Exercise directions :: Identify each line holding the string "that" and copy it.

BEGIN Dataset

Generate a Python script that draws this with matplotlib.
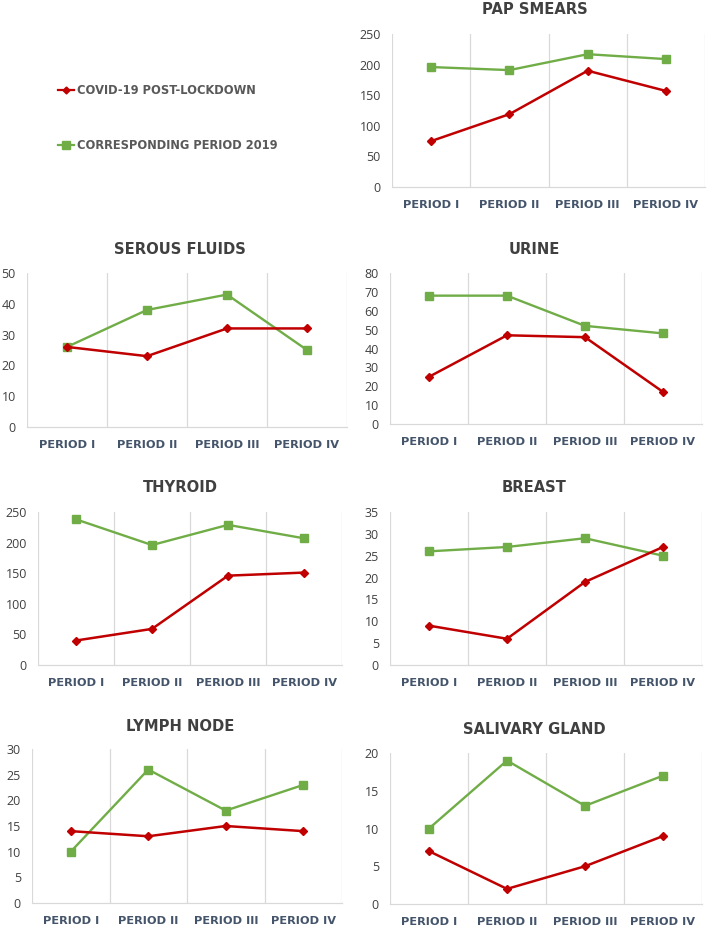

END Dataset
BEGIN Dataset

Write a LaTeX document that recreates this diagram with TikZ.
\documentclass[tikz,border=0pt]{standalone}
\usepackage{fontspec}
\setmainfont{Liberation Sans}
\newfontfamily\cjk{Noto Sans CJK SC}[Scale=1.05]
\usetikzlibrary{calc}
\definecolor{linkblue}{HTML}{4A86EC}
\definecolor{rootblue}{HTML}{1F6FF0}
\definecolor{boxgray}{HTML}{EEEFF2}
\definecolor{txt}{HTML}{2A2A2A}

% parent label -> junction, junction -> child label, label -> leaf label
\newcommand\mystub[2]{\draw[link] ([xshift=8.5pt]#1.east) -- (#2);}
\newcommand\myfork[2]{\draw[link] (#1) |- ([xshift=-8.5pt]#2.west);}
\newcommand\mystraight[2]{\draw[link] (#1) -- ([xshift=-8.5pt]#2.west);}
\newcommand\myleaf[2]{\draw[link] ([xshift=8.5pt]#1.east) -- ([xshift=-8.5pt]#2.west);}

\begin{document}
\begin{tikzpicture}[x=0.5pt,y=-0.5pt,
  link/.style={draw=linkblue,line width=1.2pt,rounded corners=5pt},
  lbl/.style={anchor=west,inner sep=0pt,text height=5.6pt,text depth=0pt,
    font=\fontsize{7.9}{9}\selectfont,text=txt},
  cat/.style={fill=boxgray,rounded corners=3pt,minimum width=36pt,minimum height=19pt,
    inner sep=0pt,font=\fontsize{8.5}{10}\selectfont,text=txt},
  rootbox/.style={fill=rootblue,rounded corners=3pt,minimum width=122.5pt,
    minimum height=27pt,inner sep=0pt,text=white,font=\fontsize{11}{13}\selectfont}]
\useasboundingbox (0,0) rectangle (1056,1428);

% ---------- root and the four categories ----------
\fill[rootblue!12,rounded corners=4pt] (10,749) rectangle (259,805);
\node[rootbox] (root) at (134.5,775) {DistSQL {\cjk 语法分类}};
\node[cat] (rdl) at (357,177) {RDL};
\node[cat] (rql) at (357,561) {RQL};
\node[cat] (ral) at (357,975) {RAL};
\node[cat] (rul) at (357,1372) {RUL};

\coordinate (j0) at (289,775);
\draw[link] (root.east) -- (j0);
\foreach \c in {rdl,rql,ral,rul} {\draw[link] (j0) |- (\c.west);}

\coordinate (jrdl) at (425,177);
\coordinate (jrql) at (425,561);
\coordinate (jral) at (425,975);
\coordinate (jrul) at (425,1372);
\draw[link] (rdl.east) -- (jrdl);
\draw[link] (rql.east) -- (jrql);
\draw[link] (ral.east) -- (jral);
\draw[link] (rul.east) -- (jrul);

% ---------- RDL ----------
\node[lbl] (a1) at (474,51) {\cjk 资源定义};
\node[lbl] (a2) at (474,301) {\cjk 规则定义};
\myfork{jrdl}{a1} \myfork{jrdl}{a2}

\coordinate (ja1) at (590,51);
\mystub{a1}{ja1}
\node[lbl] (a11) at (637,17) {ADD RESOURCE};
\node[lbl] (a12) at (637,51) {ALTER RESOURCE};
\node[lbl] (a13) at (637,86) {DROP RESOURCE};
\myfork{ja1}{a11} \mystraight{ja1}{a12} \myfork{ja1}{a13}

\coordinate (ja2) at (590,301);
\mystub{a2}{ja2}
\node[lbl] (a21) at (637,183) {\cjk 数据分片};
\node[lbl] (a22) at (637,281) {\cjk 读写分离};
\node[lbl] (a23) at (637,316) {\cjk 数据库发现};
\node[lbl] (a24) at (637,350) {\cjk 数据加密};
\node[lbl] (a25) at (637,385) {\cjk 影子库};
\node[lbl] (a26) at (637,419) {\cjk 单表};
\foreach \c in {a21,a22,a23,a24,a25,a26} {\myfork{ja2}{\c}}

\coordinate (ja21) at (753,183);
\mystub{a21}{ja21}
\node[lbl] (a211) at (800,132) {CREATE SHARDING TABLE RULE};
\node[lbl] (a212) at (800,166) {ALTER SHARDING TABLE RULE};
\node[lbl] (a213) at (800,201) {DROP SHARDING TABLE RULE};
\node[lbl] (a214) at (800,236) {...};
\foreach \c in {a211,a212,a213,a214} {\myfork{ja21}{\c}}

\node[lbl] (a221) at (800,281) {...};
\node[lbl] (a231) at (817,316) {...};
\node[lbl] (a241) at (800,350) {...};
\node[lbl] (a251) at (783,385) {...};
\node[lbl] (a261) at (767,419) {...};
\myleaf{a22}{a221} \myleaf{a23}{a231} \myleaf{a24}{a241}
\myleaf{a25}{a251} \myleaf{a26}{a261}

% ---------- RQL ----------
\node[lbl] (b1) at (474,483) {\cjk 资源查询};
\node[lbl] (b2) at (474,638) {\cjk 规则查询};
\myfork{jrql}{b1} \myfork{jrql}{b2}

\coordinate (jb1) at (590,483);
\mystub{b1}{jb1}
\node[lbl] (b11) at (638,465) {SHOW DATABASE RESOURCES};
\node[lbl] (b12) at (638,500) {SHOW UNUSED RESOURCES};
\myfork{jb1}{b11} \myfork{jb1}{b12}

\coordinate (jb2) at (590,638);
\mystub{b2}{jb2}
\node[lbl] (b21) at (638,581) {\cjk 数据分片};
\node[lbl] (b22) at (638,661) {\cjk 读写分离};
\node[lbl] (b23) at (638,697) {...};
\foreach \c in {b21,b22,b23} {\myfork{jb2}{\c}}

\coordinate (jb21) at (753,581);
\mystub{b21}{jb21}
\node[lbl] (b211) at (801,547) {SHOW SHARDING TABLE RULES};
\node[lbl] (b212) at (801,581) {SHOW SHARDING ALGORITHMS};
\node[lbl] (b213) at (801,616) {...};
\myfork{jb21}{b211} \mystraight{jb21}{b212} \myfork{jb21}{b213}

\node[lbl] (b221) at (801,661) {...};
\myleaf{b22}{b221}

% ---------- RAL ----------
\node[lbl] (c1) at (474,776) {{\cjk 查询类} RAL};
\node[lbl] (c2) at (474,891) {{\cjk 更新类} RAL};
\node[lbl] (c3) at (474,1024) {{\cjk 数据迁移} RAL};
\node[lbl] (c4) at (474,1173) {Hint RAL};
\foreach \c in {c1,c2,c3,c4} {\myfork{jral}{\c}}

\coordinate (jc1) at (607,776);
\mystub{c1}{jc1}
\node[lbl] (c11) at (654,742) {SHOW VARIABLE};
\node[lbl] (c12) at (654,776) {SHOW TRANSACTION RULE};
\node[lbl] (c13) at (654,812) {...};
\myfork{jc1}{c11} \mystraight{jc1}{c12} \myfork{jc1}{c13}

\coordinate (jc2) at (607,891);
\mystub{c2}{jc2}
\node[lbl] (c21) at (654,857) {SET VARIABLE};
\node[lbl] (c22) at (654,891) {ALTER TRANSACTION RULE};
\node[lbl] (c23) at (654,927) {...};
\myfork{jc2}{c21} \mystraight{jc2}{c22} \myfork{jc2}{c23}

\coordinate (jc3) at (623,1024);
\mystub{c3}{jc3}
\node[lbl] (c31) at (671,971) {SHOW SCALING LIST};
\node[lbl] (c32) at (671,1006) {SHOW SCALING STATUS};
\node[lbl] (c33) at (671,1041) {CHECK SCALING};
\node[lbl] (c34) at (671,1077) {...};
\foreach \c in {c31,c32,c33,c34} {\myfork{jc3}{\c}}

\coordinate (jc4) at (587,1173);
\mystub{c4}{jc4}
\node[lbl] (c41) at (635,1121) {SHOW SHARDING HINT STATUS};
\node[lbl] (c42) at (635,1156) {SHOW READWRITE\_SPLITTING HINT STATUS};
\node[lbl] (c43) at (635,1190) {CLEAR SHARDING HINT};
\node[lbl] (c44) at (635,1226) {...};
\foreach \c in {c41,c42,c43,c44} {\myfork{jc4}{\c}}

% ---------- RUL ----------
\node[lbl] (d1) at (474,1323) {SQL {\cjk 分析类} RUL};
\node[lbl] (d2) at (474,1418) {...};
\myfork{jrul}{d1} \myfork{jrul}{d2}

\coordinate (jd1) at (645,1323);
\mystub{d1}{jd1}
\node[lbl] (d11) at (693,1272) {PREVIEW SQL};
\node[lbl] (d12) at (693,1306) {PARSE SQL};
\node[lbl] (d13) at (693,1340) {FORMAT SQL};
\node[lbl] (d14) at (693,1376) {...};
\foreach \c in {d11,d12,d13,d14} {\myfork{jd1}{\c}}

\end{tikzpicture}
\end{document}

END Dataset

Correct result ::
Generate a Python script that draws this with matplotlib.
Write a LaTeX document that recreates this diagram with TikZ.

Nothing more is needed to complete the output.